I can sympathize with Doug's irritation. Rifkin adds nothing to the
discussion other than a popularizing zeal and a slick presentation. Rifkin
is especially good at mining the painstaking work of scholars and taking --
or at least getting -- credit for the ideas. If you haven't seen Rifkin
perform in the flesh, I suggest you rent the video, "The Road to Wellsville"
starring Anthony Hopkins as Dr. John Kellogg -- it's about as close a
portrayal as you can get.

But there is a danger in attacking Rifkin and his "stale idiocies" because
Rifkin mixes those stale idiocies with some of the most important strategic
issues of the day. The popular expression is "throwing out the baby with the
bath water."

It's important to learn to separate the baby from the bath water. Rifkin's
best selling book is the only contact that many people have with arguments
about the effects of technology on labour markets, the shallowness of the
"high-tech, high-skills future" fantasy, the increasing polarization of the
work force, etc. To simply dismiss all of Rifkin as stale idiocy is to risk
re-inforcing the claims of the neo-liberals that the capitalist free market
is sorting things out just fine and dandy, thank you very much.

The point is that Rifkin has found a way to appeal to a broad audience that
the more analytically sound left has been unable to find. I would like to
ask, "what makes Rifkin's argument seem plausible to so many people?" rather
than denounce his arguments wholesale as stale idiocy.

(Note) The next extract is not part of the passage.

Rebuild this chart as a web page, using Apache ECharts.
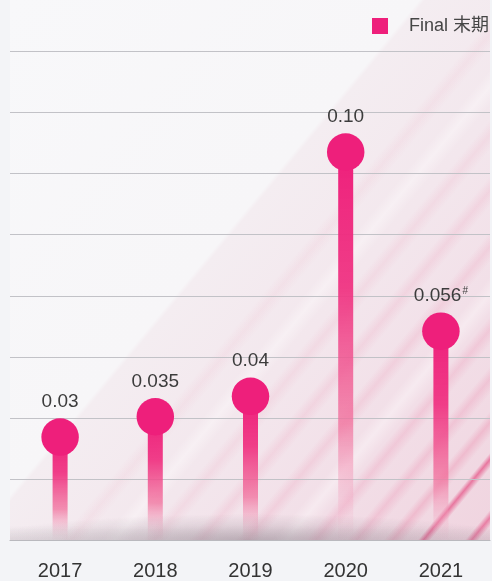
<!DOCTYPE html>
<html>
<head>
<meta charset="utf-8">
<script src="https://cdn.jsdelivr.net/npm/echarts@6/dist/echarts.min.js"></script>
<style>
  html, body { margin: 0; padding: 0; background: #f3f4f7; }
  #wrap { position: relative; width: 492px; height: 581px; overflow: hidden; background: #f3f4f7; }
  #deco {
    position: absolute; left: 10px; top: 0; width: 480px; height: 540px;
    background:
      linear-gradient(129.6deg, transparent 92.2%, rgba(226,55,115,0.6) 92.8%, transparent 93.6%),
      linear-gradient(129.6deg, transparent 97.3%, rgba(226,55,115,0.55) 98%, transparent 98.8%),
      linear-gradient(129.6deg, transparent 88.5%, rgba(232,80,130,0.22) 89.5%, transparent 90.8%),
      linear-gradient(129.6deg, transparent 84.5%, rgba(232,90,140,0.18) 85.6%, transparent 87%),
      linear-gradient(129.6deg, transparent 80%, rgba(232,90,140,0.16) 81.2%, transparent 82.6%),
      linear-gradient(129.6deg, transparent 76.5%, rgba(255,255,255,0.35) 78%, transparent 79.8%),
      linear-gradient(129.6deg, transparent 72.5%, rgba(232,100,145,0.14) 73.8%, transparent 75.2%),
      linear-gradient(129.6deg, transparent 67.5%, rgba(232,100,145,0.12) 68.8%, transparent 70.2%),
      linear-gradient(129.6deg, transparent 62.5%, rgba(232,110,150,0.1) 63.8%, transparent 65.2%),
      linear-gradient(129.6deg, transparent 58%, rgba(255,255,255,0.35) 59.5%, transparent 61.2%),
      linear-gradient(129.6deg, transparent 53.5%, rgba(232,120,155,0.08) 54.8%, transparent 56.2%),
      linear-gradient(129.6deg, #f8f8fa 0%, #f7f6f8 44.2%, #f4edf1 44.8%, #f3e7ed 62%, #f2dee7 80%, #f0d4df 100%);
  }
  #chart { position: absolute; left: 0; top: 0; width: 492px; height: 581px; }
  #shadow {
    position: absolute; left: 10px; top: 500px; width: 480px; height: 40px; pointer-events: none;
    background:
      radial-gradient(ellipse 270px 26px at 50% 100%, rgba(125,115,125,0.38), rgba(125,115,125,0.12) 65%, rgba(125,115,125,0) 100%),
      linear-gradient(to top, rgba(140,130,140,0.18), rgba(140,130,140,0) 14px);
  }
</style>
</head>
<body>
<div id="wrap">
  <div id="deco"></div>
  <div id="chart"></div>
  <div id="shadow"></div>
</div>
<script>
const categories = ['2017', '2018', '2019', '2020', '2021'];
const values = [0.03, 0.035, 0.04, 0.10, 0.056];
const valueLabels = ['0.03', '0.035', '0.04', '0.10', '0.056'];
const labelMarks = ['', '', '', '', '#'];
const legendName = 'Final 末期';
const gridLineSteps = [0, 8];

const FONT = "'Liberation Sans', 'Noto Sans CJK SC', sans-serif";
const PINK = '#ee1f7b';

const chart = echarts.init(document.getElementById('chart'), null, { renderer: 'canvas' });

chart.setOption({
  backgroundColor: 'transparent',
  animation: false,
  legend: {
    data: [{ name: legendName, icon: 'rect' }],
    right: 3, top: 17, padding: 0,
    itemWidth: 16, itemHeight: 16,
    textStyle: { fontSize: 18, color: '#454545', fontFamily: FONT, padding: [0, 0, 0, 16] }
  },
  grid: [
    { left: 10, right: 2, top: 51.5, bottom: 41 },
    { left: 12.5, right: 3.5, top: 51.5, bottom: 41 }
  ],
  xAxis: [
    {
      gridIndex: 0, type: 'category', data: categories,
      axisLine: { show: true, lineStyle: { color: '#b9b9be', width: 1.2 } },
      axisTick: { show: false }, axisLabel: { show: false }, splitLine: { show: false }
    },
    {
      gridIndex: 1, type: 'category', data: categories,
      axisLine: { show: false }, axisTick: { show: false },
      axisLabel: { show: true, fontSize: 20, color: '#333333', fontFamily: FONT, margin: 21 }
    }
  ],
  yAxis: [
    {
      gridIndex: 0, type: 'value', min: gridLineSteps[0], max: gridLineSteps[1], interval: 1,
      axisLine: { show: false }, axisTick: { show: false }, axisLabel: { show: false },
      splitLine: { show: true, lineStyle: { color: '#c2c2c7', width: 1.2 } }
    },
    {
      gridIndex: 1, type: 'value', min: 0.00472, max: 0.12469,
      axisLine: { show: false }, axisTick: { show: false }, axisLabel: { show: false },
      splitLine: { show: false }
    }
  ],
  series: [
    {
      name: 'stem', type: 'bar', xAxisIndex: 1, yAxisIndex: 1,
      data: values, barWidth: 15, z: 2,
      itemStyle: {
        color: new echarts.graphic.LinearGradient(0, 0, 0, 1, [
          { offset: 0, color: 'rgba(238,31,123,1)' },
          { offset: 0.35, color: 'rgba(239,52,130,0.95)' },
          { offset: 0.7, color: 'rgba(241,110,155,0.75)' },
          { offset: 1, color: 'rgba(245,190,210,0.05)' }
        ])
      }
    },
    {
      name: legendName, type: 'scatter', xAxisIndex: 1, yAxisIndex: 1,
      data: values, symbol: 'circle', symbolSize: 37.5, z: 3,
      itemStyle: { color: PINK, opacity: 1 },
      label: {
        show: true, position: 'top', distance: 7,
        formatter: p => '{v|' + valueLabels[p.dataIndex] + '}' + (labelMarks[p.dataIndex] ? '{s|' + labelMarks[p.dataIndex] + '}' : ''),
        rich: {
          v: { fontSize: 19, color: '#3c3c3c', fontFamily: FONT },
          s: { fontSize: 10, color: '#3c3c3c', fontFamily: FONT, padding: [0, 0, 9, 1] }
        }
      }
    }
  ]
});
</script>
</body>
</html>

While we're on the topic of stale idiocy, I'd like to bring up two other
phrases that lead us around in circles, "bourgeois ideology" and "false
consciousness". It has been the everlasting conceit of leftists that one
could build a mass audience through the polemical trick of demonstrating
that anyone who cared to listen was deluded in thinking what they did think
and the truth -- or at least the correct analysis -- was elsewhere. This has
been extremely effective, yes, in attracting a smattering of intellectual
masochists.

Is it really more important to be aloof than to be effective? Or is it
possible to combine political integrity with rhetorical appeal?